▶ [What you have to do]: In the entries below, find the line containing "Give me the Bokeh source for this chart." and the line containing "from bokeh.resources import INLINE". Copy those two lines and everything between them exactly, without the pictures.
__________
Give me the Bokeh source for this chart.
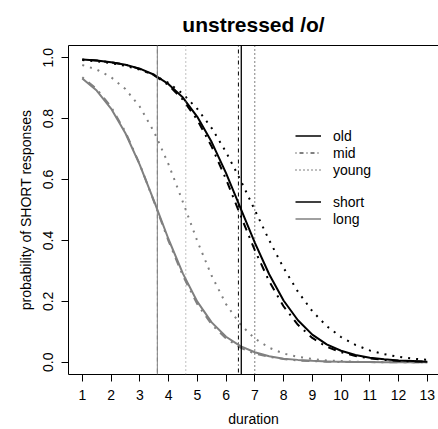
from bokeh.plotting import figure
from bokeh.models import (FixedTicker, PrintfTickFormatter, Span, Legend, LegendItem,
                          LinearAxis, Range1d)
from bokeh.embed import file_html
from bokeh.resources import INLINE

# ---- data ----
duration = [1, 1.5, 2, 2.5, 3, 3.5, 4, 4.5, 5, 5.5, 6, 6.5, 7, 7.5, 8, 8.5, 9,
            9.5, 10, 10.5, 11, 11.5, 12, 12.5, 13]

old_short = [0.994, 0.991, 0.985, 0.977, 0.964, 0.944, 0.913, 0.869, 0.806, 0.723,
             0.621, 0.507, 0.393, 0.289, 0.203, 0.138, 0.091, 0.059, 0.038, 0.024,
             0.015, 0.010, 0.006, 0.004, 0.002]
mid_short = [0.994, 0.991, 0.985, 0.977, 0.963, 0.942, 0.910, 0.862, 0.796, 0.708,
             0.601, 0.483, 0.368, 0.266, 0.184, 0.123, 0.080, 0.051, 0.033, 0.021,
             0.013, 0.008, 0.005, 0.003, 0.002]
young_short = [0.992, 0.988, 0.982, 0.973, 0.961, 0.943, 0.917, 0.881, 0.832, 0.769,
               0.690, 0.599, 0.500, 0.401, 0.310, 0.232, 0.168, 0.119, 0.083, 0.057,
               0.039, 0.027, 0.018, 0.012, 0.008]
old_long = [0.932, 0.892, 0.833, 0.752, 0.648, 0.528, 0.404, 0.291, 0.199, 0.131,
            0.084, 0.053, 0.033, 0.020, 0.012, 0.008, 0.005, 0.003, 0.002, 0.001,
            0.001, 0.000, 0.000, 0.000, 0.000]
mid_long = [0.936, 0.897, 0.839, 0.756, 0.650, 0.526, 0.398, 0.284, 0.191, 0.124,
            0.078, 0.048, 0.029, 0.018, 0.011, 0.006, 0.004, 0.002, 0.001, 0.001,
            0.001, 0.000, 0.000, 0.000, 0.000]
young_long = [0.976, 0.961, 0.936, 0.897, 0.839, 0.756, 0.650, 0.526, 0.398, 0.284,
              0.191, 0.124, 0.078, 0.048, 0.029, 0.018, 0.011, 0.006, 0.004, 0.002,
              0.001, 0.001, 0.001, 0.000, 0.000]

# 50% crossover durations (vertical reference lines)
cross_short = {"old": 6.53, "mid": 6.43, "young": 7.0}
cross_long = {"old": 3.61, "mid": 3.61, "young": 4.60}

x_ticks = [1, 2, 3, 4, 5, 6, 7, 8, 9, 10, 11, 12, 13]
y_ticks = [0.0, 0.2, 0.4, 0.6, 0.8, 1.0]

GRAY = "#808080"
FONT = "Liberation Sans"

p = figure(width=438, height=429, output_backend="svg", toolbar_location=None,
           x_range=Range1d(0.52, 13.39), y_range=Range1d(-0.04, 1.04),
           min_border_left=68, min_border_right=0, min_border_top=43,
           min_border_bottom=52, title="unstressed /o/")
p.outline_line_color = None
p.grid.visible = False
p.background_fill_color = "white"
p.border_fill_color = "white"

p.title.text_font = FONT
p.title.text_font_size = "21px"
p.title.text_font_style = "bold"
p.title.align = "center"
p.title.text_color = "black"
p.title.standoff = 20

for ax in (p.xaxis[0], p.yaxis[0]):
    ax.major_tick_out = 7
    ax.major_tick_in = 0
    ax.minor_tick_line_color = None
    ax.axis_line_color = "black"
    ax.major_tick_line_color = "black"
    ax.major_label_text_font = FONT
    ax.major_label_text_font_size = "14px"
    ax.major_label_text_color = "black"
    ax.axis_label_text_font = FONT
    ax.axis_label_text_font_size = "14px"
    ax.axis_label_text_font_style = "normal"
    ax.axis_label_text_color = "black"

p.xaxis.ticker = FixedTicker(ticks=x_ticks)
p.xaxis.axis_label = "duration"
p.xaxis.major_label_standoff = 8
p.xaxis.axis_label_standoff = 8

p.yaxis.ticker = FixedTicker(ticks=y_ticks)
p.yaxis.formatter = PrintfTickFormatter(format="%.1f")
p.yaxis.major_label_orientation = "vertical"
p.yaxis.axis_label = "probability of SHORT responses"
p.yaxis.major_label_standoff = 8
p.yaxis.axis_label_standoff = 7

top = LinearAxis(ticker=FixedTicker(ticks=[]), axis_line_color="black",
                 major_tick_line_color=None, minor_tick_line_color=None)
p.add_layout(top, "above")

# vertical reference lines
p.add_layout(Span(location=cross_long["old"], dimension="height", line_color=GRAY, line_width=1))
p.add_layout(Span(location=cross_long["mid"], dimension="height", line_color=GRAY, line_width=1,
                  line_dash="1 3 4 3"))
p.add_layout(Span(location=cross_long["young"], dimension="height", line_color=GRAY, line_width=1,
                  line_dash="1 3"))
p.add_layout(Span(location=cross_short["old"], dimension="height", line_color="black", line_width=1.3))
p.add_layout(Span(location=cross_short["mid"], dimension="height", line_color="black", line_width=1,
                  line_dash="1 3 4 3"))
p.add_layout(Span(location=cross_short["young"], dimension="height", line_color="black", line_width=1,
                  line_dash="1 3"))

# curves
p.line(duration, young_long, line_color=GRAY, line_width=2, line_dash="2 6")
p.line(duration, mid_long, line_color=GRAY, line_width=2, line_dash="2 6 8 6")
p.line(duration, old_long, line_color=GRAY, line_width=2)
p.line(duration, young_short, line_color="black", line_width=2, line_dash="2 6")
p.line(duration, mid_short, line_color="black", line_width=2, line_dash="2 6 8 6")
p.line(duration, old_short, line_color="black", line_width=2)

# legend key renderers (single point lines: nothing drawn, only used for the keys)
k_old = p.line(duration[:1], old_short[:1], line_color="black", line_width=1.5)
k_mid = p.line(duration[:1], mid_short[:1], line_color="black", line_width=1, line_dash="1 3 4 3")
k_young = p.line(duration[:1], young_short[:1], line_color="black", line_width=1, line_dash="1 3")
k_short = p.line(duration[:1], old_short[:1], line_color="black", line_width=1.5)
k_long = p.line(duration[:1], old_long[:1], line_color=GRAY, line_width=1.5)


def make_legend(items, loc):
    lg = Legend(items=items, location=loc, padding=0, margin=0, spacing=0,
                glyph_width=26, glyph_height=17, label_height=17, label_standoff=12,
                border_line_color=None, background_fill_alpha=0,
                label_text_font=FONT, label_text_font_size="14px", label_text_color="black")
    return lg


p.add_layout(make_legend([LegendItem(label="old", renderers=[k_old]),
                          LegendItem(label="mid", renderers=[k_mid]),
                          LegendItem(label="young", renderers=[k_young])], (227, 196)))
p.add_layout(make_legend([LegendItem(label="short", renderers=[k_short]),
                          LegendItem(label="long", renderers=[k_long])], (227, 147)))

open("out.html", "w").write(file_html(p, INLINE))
__________
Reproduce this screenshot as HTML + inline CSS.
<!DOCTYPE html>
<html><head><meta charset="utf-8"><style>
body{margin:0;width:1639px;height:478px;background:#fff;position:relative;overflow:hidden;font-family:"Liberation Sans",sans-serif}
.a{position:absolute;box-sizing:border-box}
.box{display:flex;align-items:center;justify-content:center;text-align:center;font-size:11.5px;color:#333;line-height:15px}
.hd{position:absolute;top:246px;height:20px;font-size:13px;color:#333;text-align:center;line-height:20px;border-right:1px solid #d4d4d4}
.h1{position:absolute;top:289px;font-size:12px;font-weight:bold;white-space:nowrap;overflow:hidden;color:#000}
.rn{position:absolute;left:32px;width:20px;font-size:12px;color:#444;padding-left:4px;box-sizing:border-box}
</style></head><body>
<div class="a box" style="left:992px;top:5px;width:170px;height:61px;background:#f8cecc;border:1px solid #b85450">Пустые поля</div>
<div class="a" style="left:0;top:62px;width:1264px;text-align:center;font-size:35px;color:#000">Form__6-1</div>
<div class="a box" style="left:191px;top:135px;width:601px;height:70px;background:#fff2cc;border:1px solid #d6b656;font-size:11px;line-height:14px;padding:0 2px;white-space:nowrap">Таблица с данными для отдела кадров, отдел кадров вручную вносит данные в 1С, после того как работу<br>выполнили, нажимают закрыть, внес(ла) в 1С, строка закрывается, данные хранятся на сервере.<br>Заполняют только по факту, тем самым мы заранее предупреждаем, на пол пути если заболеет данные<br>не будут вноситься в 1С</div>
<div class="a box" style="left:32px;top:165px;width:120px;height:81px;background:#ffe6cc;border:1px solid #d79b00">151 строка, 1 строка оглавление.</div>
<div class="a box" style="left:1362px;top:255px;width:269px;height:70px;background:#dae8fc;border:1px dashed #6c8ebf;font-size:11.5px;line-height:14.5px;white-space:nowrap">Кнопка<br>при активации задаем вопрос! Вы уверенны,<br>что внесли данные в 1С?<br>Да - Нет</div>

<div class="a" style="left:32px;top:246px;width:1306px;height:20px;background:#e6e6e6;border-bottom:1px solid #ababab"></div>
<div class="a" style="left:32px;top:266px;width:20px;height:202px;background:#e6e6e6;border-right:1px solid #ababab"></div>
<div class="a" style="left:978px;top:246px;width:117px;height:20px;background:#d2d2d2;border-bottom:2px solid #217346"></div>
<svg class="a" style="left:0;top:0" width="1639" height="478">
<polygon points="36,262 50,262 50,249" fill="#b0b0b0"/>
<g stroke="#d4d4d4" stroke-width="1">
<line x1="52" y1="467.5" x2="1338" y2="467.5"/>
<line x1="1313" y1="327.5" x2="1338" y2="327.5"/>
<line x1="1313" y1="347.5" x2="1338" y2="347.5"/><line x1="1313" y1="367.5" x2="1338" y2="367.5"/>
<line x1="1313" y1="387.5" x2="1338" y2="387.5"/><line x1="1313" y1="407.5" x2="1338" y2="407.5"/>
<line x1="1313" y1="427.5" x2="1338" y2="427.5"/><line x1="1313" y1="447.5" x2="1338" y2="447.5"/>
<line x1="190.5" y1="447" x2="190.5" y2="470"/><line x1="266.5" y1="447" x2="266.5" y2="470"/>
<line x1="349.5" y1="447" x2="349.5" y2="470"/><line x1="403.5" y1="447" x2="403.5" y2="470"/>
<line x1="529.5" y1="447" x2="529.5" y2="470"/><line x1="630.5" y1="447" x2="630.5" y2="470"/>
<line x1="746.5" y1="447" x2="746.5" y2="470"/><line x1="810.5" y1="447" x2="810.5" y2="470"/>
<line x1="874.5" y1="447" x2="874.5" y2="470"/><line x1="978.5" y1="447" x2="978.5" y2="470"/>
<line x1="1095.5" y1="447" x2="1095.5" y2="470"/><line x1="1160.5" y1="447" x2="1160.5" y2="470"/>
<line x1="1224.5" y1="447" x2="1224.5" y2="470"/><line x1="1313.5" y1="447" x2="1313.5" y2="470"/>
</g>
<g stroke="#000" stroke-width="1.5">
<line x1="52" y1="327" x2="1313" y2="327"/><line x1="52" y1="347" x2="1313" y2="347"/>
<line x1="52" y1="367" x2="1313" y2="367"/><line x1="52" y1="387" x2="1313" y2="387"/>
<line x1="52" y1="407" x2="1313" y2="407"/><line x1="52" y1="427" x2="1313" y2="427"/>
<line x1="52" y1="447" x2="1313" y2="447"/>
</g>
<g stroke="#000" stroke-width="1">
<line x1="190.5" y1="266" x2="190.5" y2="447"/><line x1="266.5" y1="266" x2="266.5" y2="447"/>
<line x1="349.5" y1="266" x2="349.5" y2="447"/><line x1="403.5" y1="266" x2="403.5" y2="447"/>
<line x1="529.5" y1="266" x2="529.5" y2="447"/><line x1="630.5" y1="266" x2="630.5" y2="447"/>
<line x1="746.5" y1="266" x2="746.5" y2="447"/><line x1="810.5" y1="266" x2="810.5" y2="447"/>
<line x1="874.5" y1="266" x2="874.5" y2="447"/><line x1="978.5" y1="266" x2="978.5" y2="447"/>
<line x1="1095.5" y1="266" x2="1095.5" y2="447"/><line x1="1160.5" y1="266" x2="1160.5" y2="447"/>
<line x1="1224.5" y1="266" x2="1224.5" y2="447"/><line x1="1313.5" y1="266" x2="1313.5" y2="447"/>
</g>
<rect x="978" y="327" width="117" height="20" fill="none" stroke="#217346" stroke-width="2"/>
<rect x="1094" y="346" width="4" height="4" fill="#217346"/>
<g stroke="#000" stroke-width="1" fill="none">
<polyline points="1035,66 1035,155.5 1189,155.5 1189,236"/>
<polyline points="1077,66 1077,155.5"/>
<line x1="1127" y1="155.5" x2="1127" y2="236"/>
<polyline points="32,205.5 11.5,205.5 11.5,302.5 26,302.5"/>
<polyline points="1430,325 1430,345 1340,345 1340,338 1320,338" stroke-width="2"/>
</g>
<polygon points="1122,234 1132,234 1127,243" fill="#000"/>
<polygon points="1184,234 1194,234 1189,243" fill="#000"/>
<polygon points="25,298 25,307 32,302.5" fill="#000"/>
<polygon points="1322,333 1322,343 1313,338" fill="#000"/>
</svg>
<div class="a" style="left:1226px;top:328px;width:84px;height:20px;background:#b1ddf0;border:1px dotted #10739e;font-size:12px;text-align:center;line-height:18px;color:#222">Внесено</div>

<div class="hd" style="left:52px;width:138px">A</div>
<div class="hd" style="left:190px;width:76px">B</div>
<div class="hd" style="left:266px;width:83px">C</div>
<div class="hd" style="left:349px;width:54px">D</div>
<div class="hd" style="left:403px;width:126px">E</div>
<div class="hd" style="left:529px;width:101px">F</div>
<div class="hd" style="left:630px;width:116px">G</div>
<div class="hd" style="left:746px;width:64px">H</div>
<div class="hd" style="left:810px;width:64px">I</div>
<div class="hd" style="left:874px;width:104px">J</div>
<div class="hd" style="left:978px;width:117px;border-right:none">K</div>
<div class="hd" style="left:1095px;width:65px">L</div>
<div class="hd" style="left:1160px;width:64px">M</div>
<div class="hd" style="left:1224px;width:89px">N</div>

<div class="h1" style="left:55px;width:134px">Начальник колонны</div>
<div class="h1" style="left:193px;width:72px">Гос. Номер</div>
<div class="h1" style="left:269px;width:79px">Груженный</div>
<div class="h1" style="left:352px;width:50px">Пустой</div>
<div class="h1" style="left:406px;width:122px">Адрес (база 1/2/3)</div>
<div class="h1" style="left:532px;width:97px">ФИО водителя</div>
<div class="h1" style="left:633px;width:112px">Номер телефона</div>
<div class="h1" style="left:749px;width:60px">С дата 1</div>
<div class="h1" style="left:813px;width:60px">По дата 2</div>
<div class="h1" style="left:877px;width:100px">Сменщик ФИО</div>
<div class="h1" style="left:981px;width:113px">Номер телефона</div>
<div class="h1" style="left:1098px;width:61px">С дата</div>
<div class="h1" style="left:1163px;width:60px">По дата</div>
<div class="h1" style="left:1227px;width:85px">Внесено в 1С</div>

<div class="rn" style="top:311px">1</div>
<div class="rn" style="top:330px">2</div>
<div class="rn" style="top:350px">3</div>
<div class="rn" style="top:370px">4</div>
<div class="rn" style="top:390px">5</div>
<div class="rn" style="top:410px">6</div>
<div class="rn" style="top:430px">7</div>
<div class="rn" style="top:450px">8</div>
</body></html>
__________
▶ [The response]:
Give me the Bokeh source for this chart.
from bokeh.plotting import figure
from bokeh.models import (FixedTicker, PrintfTickFormatter, Span, Legend, LegendItem,
                          LinearAxis, Range1d)
from bokeh.embed import file_html
from bokeh.resources import INLINE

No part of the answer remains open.